Foreigner prisons

Special prisons for foreigners [Lost Nomad] will help prevent culture conflicts between local and foreign inmates? You know, I appreciate the Ministry of Justice’s sentiments, but if the prison culture in the foreigner prison resembles at all that of the United States, I think I’d take my chances in the Korean pen, thank you.

6 Comments

  1. terrible dan your flag
    Posted April 12, 2007 at 12:33 pm | Permalink

    Wait- won’t the prisoners be deported from Korea after serving their sentences anyways? What’s the point of teaching them Korean then?

  2. Wedge your flag
    Posted April 12, 2007 at 2:18 pm | Permalink

    So they can interact with Korean gangs back on the home turf.

  3. SomeguyinKorea your flag
    Posted April 12, 2007 at 4:56 pm | Permalink

    It’s nationalistic BS, dan, that’s why.

  4. Netizen Kim your flag
    Posted April 13, 2007 at 3:01 am | Permalink

    Wait- won’t the prisoners be deported from Korea after serving their sentences anyways? What’s the point of teaching them Korean then?

    I agree. Like the criminals would really be interested in learning Korean anyway. What an utter waste of state resources.

  5. Paul H. your flag
    Posted April 13, 2007 at 3:54 am | Permalink

    Build a special prison just for those USFK offenders tried and sentenced to ROK prison terms under the SOFA!

    Locate it near wherever the centralized inprocessing center is for newly arrived USFK members: that way new personnel can get a mandatory day tour of it as part of their inprocessing.

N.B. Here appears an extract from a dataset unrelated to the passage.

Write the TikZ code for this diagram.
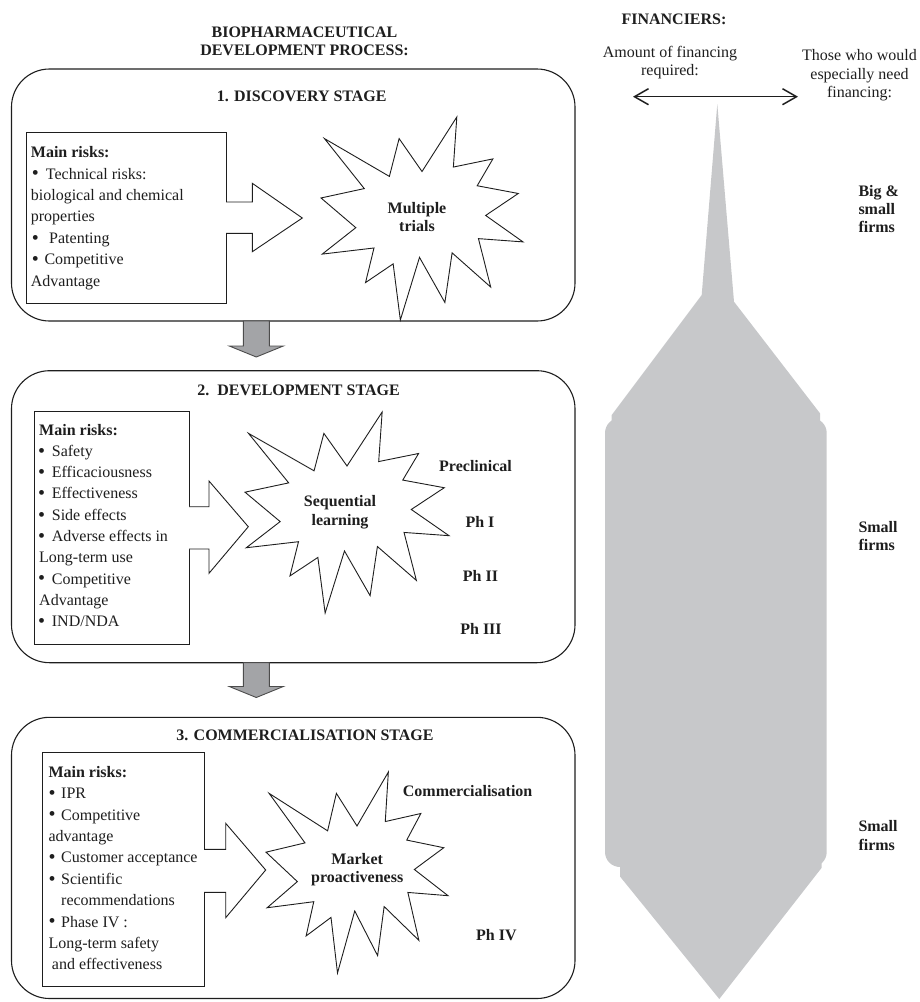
\documentclass[tikz,border=0pt]{standalone}
\usepackage{fontspec}
\setmainfont{Liberation Serif}
\usetikzlibrary{arrows.meta}
\definecolor{fingrey}{RGB}{199,200,202}
\definecolor{arrgrey}{RGB}{163,164,167}
\definecolor{ink}{RGB}{30,30,30}
\newcommand{\bul}{\raisebox{-0.8pt}{\fontsize{20}{19}\selectfont\textbullet}}
\newcommand{\drawburst}{\draw[burst] (108,58) -- (145.22,0) -- (141.55,53.25) -- (183.80,44.57) -- (167.02,73.15) -- (210.97,81.37) -- (176.07,104.75) -- (216,132.90) -- (168.37,129.42) -- (181.45,180.95) -- (140.20,144.57) -- (132.47,197.37) -- (105.32,149.35) -- (84.85,216) -- (77.15,156.27) -- (47.62,176.17) -- (56.67,139.37) -- (1.35,145.87) -- (37.22,117.75) -- (0,86.15) -- (46.27,76.17) -- (3.70,22.95) -- (73.12,63.20) -- (83.52,22.95) -- cycle;}
\tikzset{
  stagebox/.style={draw=ink, line width=1.1pt, rounded corners=38pt, inner sep=0pt},
  riskbox/.style={draw=ink, line width=0.9pt, fill=white, inner sep=0pt},
  whitearrow/.style={draw=ink, line width=0.9pt, fill=white, line join=miter},
  greyarrow/.style={draw=black!70, line width=0.9pt, fill=arrgrey, line join=miter},
  burst/.style={draw=ink, line width=0.9pt, fill=white, line join=miter},
  txt/.style={font=\fontsize{16}{19}\selectfont, inner sep=0pt, anchor=base west, text=ink},
  txtc/.style={txt, anchor=base},
  btxt/.style={txt, font=\fontsize{16}{19}\selectfont\bfseries},
  btxtc/.style={btxt, anchor=base},
}
\begin{document}
\begin{tikzpicture}[x=1pt,y=-1pt]
\useasboundingbox (0,0) rectangle (919,1002);

% ---------------- financing shape ----------------
\fill[fingrey] (717.3,104) -- (734,301.7) -- (820,413.3) -- (820,440) -- (611.7,440) -- (611.7,415) -- (701.7,295) -- cycle;
\fill[fingrey, rounded corners=15pt] (605,418) rectangle (826.7,867);
\fill[fingrey] (620,855) -- (620,876.5) -- (719.3,999) -- (821.7,867.7) -- (821.7,855) -- cycle;

% ---------------- headings ----------------
\node[btxtc] (h1) at (304.5,37.3) {BIOPHARMACEUTICAL};
\node[btxtc] (h2) at (304.5,55.7) {DEVELOPMENT PROCESS:};
\node[btxtc] (fin) at (674,24) {FINANCIERS:};
\node[txtc] (am1) at (670,57.3) {Amount of financing};
\node[txtc] (am2) at (670,75.5) {required:};
\node[txtc] (th1) at (859.5,60.5) {Those who would};
\node[txtc] (th2) at (859.5,79) {especially need};
\node[txtc] (th3) at (859.5,97) {financing:};
\coordinate (aL) at (633,96.7);
\coordinate (aR) at (798,96.7);
\draw[ink, line width=1.5pt, {Straight Barb[length=14pt,width=16pt]}-{Straight Barb[length=14pt,width=16pt]}] (aL) -- (aR);

\node[btxt] (bs1) at (858.3,196) {Big \&};
\node[btxt] (bs2) at (858.3,214) {small};
\node[btxt] (bs3) at (858.3,232) {firms};
\node[btxt] (sf1) at (858.3,532) {Small};
\node[btxt] (sf2) at (858.3,550.5) {firms};
\node[btxt] (sf3) at (858.3,831.5) {Small};
\node[btxt] (sf4) at (858.3,850) {firms};

% ---------------- stage boxes ----------------
\node[stagebox, minimum width=563.5pt, minimum height=252pt] (s1) at (293.25,195) {};
\node[stagebox, minimum width=563.5pt, minimum height=292pt] (s2) at (293.25,516.7) {};
\node[stagebox, minimum width=563.5pt, minimum height=281.2pt] (s3) at (293.25,857.9) {};

% grey arrows between stages
\draw[greyarrow] (243.3,321) -- (269.3,321) -- (269.3,346) -- (283.3,346) -- (256.3,357) -- (229.3,346) -- (243.3,346) -- cycle;
\draw[greyarrow] (243.3,662.7) -- (269.3,662.7) -- (269.3,686.5) -- (283.3,686.5) -- (256.3,697.5) -- (229.3,686.5) -- (243.3,686.5) -- cycle;

% ---------------- titles ----------------
\node[btxtc] (t1) at (301.7,101) {1. DISCOVERY STAGE};
\node[btxtc] (t2) at (298.5,395) {2.\ \ DEVELOPMENT STAGE};
\node[btxtc] (t3) at (305,740.7) {3. COMMERCIALISATION STAGE};

% ---------------- risk boxes ----------------
\node[riskbox, minimum width=200pt, minimum height=171pt] (r1) at (126,217.5) {};
\node[riskbox, minimum width=155pt, minimum height=233pt] (r2) at (111.5,527.5) {};
\node[riskbox, minimum width=161.3pt, minimum height=234pt] (r3) at (123.35,869.7) {};

% white arrows
\draw[whitearrow] (226,202) -- (252.3,202) -- (252.3,183.3) -- (302.3,218) -- (252.3,251.7) -- (252.3,233.3) -- (226,233.3);
\draw[whitearrow] (189,506.7) -- (209,506.7) -- (209,481) -- (248.3,526.7) -- (209,573.3) -- (209,549) -- (189,549);
\draw[whitearrow] (204,849.3) -- (225.7,849.3) -- (225.7,823.3) -- (265.7,870) -- (225.7,917.7) -- (225.7,892.3) -- (204,892.3);

% starbursts
\begin{scope}[shift={(321,117)}, x=0.93519pt, y=-0.93981pt]
\drawburst
\end{scope}
\begin{scope}[shift={(245,412)}, x=0.94444pt, y=-0.93056pt]
\drawburst
\end{scope}
\begin{scope}[shift={(266,772)}, x=0.84259pt, y=-0.93056pt]
\drawburst
\end{scope}

\node[btxtc] (st1a) at (417,213.3) {Multiple};
\node[btxtc] (st1b) at (417,231) {trials};
\node[btxtc] (st2a) at (340,506.7) {Sequential};
\node[btxtc] (st2b) at (340,525) {learning};
\node[btxtc] (st3a) at (357.2,864) {Market};
\node[btxtc] (st3b) at (357.2,882) {proactiveness};

% right-hand labels
\node[btxtc] (pre) at (475.5,471) {Preclinical};
\node[btxtc] (p1) at (480,527) {Ph I};
\node[btxtc] (p2) at (480.5,581) {Ph II};
\node[btxtc] (p3) at (481,634) {Ph III};
\node[btxtc] (com) at (467.6,796.5) {Commercialisation};
\node[btxtc] (p4) at (496.4,940.5) {Ph IV};

% ---------------- risk texts ----------------
\node[txt] (a1) at (30.7,157.7) {\textbf{Main risks:}};
\node[txt] (a2) at (31.7,179.1) {\makebox[14pt][l]{\bul}Technical risks:};
\node[txt] (a3) at (30.7,200.5) {biological and chemical};
\node[txt] (a4) at (30.7,221.9) {properties};
\node[txt] (a5) at (31.7,243.3) {\makebox[17.3pt][l]{\bul}Patenting};
\node[txt] (a6) at (31.7,264.7) {\makebox[12.6pt][l]{\bul}Competitive};
\node[txt] (a7) at (30.7,286.1) {Advantage};

\node[txt] (b1) at (39,435) {\textbf{Main risks:}};
\node[txt] (b2) at (38,456.3) {\makebox[13.7pt][l]{\bul}Safety};
\node[txt] (b3) at (38,477.6) {\makebox[13.7pt][l]{\bul}Efficaciousness};
\node[txt] (b4) at (38,498.9) {\makebox[13.7pt][l]{\bul}Effectiveness};
\node[txt] (b5) at (38,520.2) {\makebox[13.7pt][l]{\bul}Side effects};
\node[txt] (b6) at (38,541.5) {\makebox[13.7pt][l]{\bul}Adverse effects in};
\node[txt] (b7) at (39,562.8) {Long-term use};
\node[txt] (b8) at (38,584.1) {\makebox[13.7pt][l]{\bul}Competitive};
\node[txt] (b9) at (39,605.4) {Advantage};
\node[txt] (b10) at (38,626.7) {\makebox[13.7pt][l]{\bul}IND/NDA};

\node[txt] (c1) at (48.3,777.3) {\textbf{Main risks:}};
\node[txt] (c2) at (48.5,798.7) {\makebox[12.5pt][l]{\bul}IPR};
\node[txt] (c3) at (48.5,820.1) {\makebox[12.5pt][l]{\bul}Competitive};
\node[txt] (c4) at (48.3,841.5) {advantage};
\node[txt] (c5) at (48.5,862.9) {\makebox[12.5pt][l]{\bul}Customer acceptance};
\node[txt] (c6) at (48.5,884.3) {\makebox[12.5pt][l]{\bul}Scientific};
\node[txt] (c7) at (61,905.7) {recommendations};
\node[txt] (c8) at (48.5,927.1) {\makebox[12.5pt][l]{\bul}Phase IV :};
\node[txt] (c9) at (48.3,948.5) {Long-term safety};
\node[txt] (c10) at (51.7,969.9) {and effectiveness};
\end{tikzpicture}
\end{document}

    Staff it with the toughest, meanest looking tae kwon do ROK guards you can find. Central courtyard should be chockablock with big rocks needing to be broken.

    On the day it opens, the USFK commander and chief honcho for Korean National Police should be photograhed in a joint ribbon-cutting ceremony. For maximum effect, they will need to be grim-faced; however, in the background there should be a cohort of Korean cab drivers, wearing the broadest possible grins.

    How do you say “cheese” in Korean?

  6. Ledtim your flag
    Posted April 13, 2007 at 10:14 am | Permalink

    >How do you say “cheese” in Korean?

    Koreans would usually say Kimchi when they have their photo taken. Funny how one foul-smelling foodstuff for another.